_Stated exercise:_ Restate the listing below word for word, omitting any images.
· · · · · · ·
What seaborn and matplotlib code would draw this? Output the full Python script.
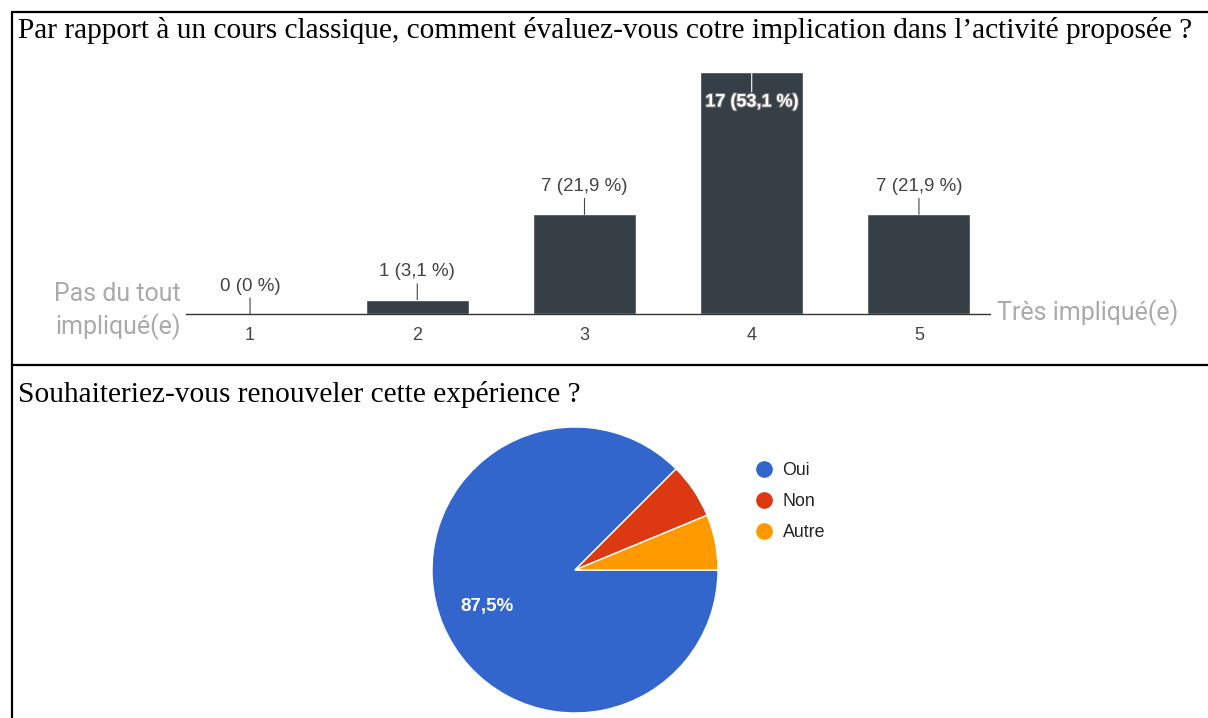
import matplotlib
matplotlib.use("Agg")
import matplotlib.pyplot as plt
import matplotlib.patheffects as pe
from matplotlib.lines import Line2D
import seaborn as sns
import pandas as pd

scale_labels = ["1", "2", "3", "4", "5"]
counts = [0, 1, 7, 17, 7]
pie_labels = ["Oui", "Non", "Autre"]
pie_values = [28, 2, 2]

title_bar = "Par rapport à un cours classique, comment évaluez-vous cotre implication dans l’activité proposée ?"
title_pie = "Souhaiteriez-vous renouveler cette expérience ?"
low_label = "Pas du tout\nimpliqué(e)"
high_label = "Très impliqué(e)"

bar_color = "#363f46"
pie_colors = ["#3366cc", "#dc3912", "#ff9900"]

W, H = 1208, 718

def fx(px):
    return px / W

def fy(py):
    return 1 - py / H

sns.set_theme(style="white")
plt.rcParams["font.family"] = ["Liberation Sans", "DejaVu Sans"]

fig = plt.figure(figsize=(W / 100, H / 100), dpi=100)
fig.patch.set_facecolor("white")

## Table borders...
for xs, ys in [((11.5, 11.5), (12, 718)), ((11.5, 1208), (12, 12)), ((11.5, 1208), (365, 365))]:
    fig.add_artist(Line2D([fx(x) for x in xs], [fy(y) for y in ys], color="black", lw=1.6))

fig.text(fx(18), fy(31), title_bar, family="Liberation Serif", fontsize=21.15,
         ha="left", va="center", color="black")
fig.text(fx(18), fy(395), title_pie, family="Liberation Serif", fontsize=21.15,
         ha="left", va="center", color="black")

## Bar chart...
df = pd.DataFrame({"note": scale_labels, "n": counts})
ax = fig.add_axes([fx(186), fy(314), (990 - 186) / W, (314 - 72) / H])
sns.barplot(data=df, x="note", y="n", color=bar_color, saturation=1, width=0.616, ax=ax)
ax.set_xlim(-0.383, 4.425)
ax.set_ylim(0, max(counts))
ax.set_xlabel("")
ax.set_ylabel("")
ax.set_yticks([])
for s in ["top", "right", "left"]:
    ax.spines[s].set_visible(False)
ax.spines["bottom"].set_color("#333333")
ax.spines["bottom"].set_linewidth(1.0)
ax.tick_params(axis="x", length=0, pad=9, labelsize=13, labelcolor="#444444")

total = sum(counts)
top = max(counts)
for i, c in enumerate(counts):
    pct = f"{c / total * 100:.1f}".rstrip("0").rstrip(".").replace(".", ",")
    label = f"{c} ({pct} %)"
    if c == top:
        ax.annotate("", xy=(i, c), xytext=(0, -20), textcoords="offset pixels",
                    arrowprops=dict(arrowstyle="-", color="white", lw=0.8, shrinkA=0, shrinkB=0))
        ax.annotate(label, xy=(i, c), xytext=(0, -30), textcoords="offset pixels",
                    ha="center", va="center", fontsize=13, color="white", fontweight="bold",
                    path_effects=[pe.withStroke(linewidth=1.5, foreground="#777777")])
    else:
        ax.annotate("", xy=(i, c), xytext=(0, 16), textcoords="offset pixels",
                    arrowprops=dict(arrowstyle="-", color="#444444", lw=0.8, shrinkA=0, shrinkB=0))
        ax.annotate(label, xy=(i, c), xytext=(0, 28), textcoords="offset pixels",
                    ha="center", va="center", fontsize=13.5, color="#444444")

fig.text(fx(181), fy(311), low_label, ha="right", va="center", fontsize=18,
         family="Roboto", color="#aaaaaa", linespacing=1.32)
fig.text(fx(997), fy(313), high_label, ha="left", va="center", fontsize=18,
         family="Roboto", color="#aaaaaa")

## Pie chart...
pax = fig.add_axes([fx(432), fy(713), 286 / W, 286 / H])
wedges, _, autotexts = pax.pie(
    pie_values, colors=pie_colors, startangle=0, counterclock=False,
    autopct=lambda p: f"{p:.1f}%".replace(".", ",") if p > 10 else "",
    pctdistance=0.667, wedgeprops=dict(edgecolor="white", linewidth=1),
    textprops=dict(color="white", fontsize=13.5, fontweight="bold"))
pax.set_xlim(-1, 1)
pax.set_ylim(-1, 1)
pax.set_aspect("equal")

handles = [Line2D([0], [0], marker="o", linestyle="", markersize=11,
                  markerfacecolor=c, markeredgecolor=c) for c in pie_colors]
fig.legend(handles, pie_labels, loc="upper left", bbox_to_anchor=(fx(755), fy(462)),
           frameon=False, fontsize=12.8, labelspacing=0.8, handletextpad=0.55,
           handlelength=1.0, borderaxespad=0, borderpad=0, labelcolor="#222222")

plt.savefig("out.png", dpi=100, facecolor="white")
plt.close()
· · · · · · ·
_Exercise solution:_
What seaborn and matplotlib code would draw this? Output the full Python script.
import matplotlib
matplotlib.use("Agg")
import matplotlib.pyplot as plt
import matplotlib.patheffects as pe
from matplotlib.lines import Line2D
import seaborn as sns
import pandas as pd

scale_labels = ["1", "2", "3", "4", "5"]
counts = [0, 1, 7, 17, 7]
pie_labels = ["Oui", "Non", "Autre"]
pie_values = [28, 2, 2]

title_bar = "Par rapport à un cours classique, comment évaluez-vous cotre implication dans l’activité proposée ?"
title_pie = "Souhaiteriez-vous renouveler cette expérience ?"
low_label = "Pas du tout\nimpliqué(e)"
high_label = "Très impliqué(e)"

bar_color = "#363f46"
pie_colors = ["#3366cc", "#dc3912", "#ff9900"]

W, H = 1208, 718

def fx(px):
    return px / W

def fy(py):
    return 1 - py / H

sns.set_theme(style="white")
plt.rcParams["font.family"] = ["Liberation Sans", "DejaVu Sans"]

fig = plt.figure(figsize=(W / 100, H / 100), dpi=100)
fig.patch.set_facecolor("white")

## Table borders...
for xs, ys in [((11.5, 11.5), (12, 718)), ((11.5, 1208), (12, 12)), ((11.5, 1208), (365, 365))]:
    fig.add_artist(Line2D([fx(x) for x in xs], [fy(y) for y in ys], color="black", lw=1.6))

fig.text(fx(18), fy(31), title_bar, family="Liberation Serif", fontsize=21.15,
         ha="left", va="center", color="black")
fig.text(fx(18), fy(395), title_pie, family="Liberation Serif", fontsize=21.15,
         ha="left", va="center", color="black")

## Bar chart...
df = pd.DataFrame({"note": scale_labels, "n": counts})
ax = fig.add_axes([fx(186), fy(314), (990 - 186) / W, (314 - 72) / H])
sns.barplot(data=df, x="note", y="n", color=bar_color, saturation=1, width=0.616, ax=ax)
ax.set_xlim(-0.383, 4.425)
ax.set_ylim(0, max(counts))
ax.set_xlabel("")
ax.set_ylabel("")
ax.set_yticks([])
for s in ["top", "right", "left"]:
    ax.spines[s].set_visible(False)
ax.spines["bottom"].set_color("#333333")
ax.spines["bottom"].set_linewidth(1.0)
ax.tick_params(axis="x", length=0, pad=9, labelsize=13, labelcolor="#444444")

total = sum(counts)
top = max(counts)
for i, c in enumerate(counts):
    pct = f"{c / total * 100:.1f}".rstrip("0").rstrip(".").replace(".", ",")
    label = f"{c} ({pct} %)"
    if c == top:
        ax.annotate("", xy=(i, c), xytext=(0, -20), textcoords="offset pixels",
                    arrowprops=dict(arrowstyle="-", color="white", lw=0.8, shrinkA=0, shrinkB=0))
        ax.annotate(label, xy=(i, c), xytext=(0, -30), textcoords="offset pixels",
                    ha="center", va="center", fontsize=13, color="white", fontweight="bold",
                    path_effects=[pe.withStroke(linewidth=1.5, foreground="#777777")])
    else:
        ax.annotate("", xy=(i, c), xytext=(0, 16), textcoords="offset pixels",
                    arrowprops=dict(arrowstyle="-", color="#444444", lw=0.8, shrinkA=0, shrinkB=0))
        ax.annotate(label, xy=(i, c), xytext=(0, 28), textcoords="offset pixels",
                    ha="center", va="center", fontsize=13.5, color="#444444")

fig.text(fx(181), fy(311), low_label, ha="right", va="center", fontsize=18,
         family="Roboto", color="#aaaaaa", linespacing=1.32)
fig.text(fx(997), fy(313), high_label, ha="left", va="center", fontsize=18,
         family="Roboto", color="#aaaaaa")

## Pie chart...
pax = fig.add_axes([fx(432), fy(713), 286 / W, 286 / H])
wedges, _, autotexts = pax.pie(
    pie_values, colors=pie_colors, startangle=0, counterclock=False,
    autopct=lambda p: f"{p:.1f}%".replace(".", ",") if p > 10 else "",
    pctdistance=0.667, wedgeprops=dict(edgecolor="white", linewidth=1),
    textprops=dict(color="white", fontsize=13.5, fontweight="bold"))
pax.set_xlim(-1, 1)
pax.set_ylim(-1, 1)
pax.set_aspect("equal")

handles = [Line2D([0], [0], marker="o", linestyle="", markersize=11,
                  markerfacecolor=c, markeredgecolor=c) for c in pie_colors]
fig.legend(handles, pie_labels, loc="upper left", bbox_to_anchor=(fx(755), fy(462)),
           frameon=False, fontsize=12.8, labelspacing=0.8, handletextpad=0.55,
           handlelength=1.0, borderaxespad=0, borderpad=0, labelcolor="#222222")

plt.savefig("out.png", dpi=100, facecolor="white")
plt.close()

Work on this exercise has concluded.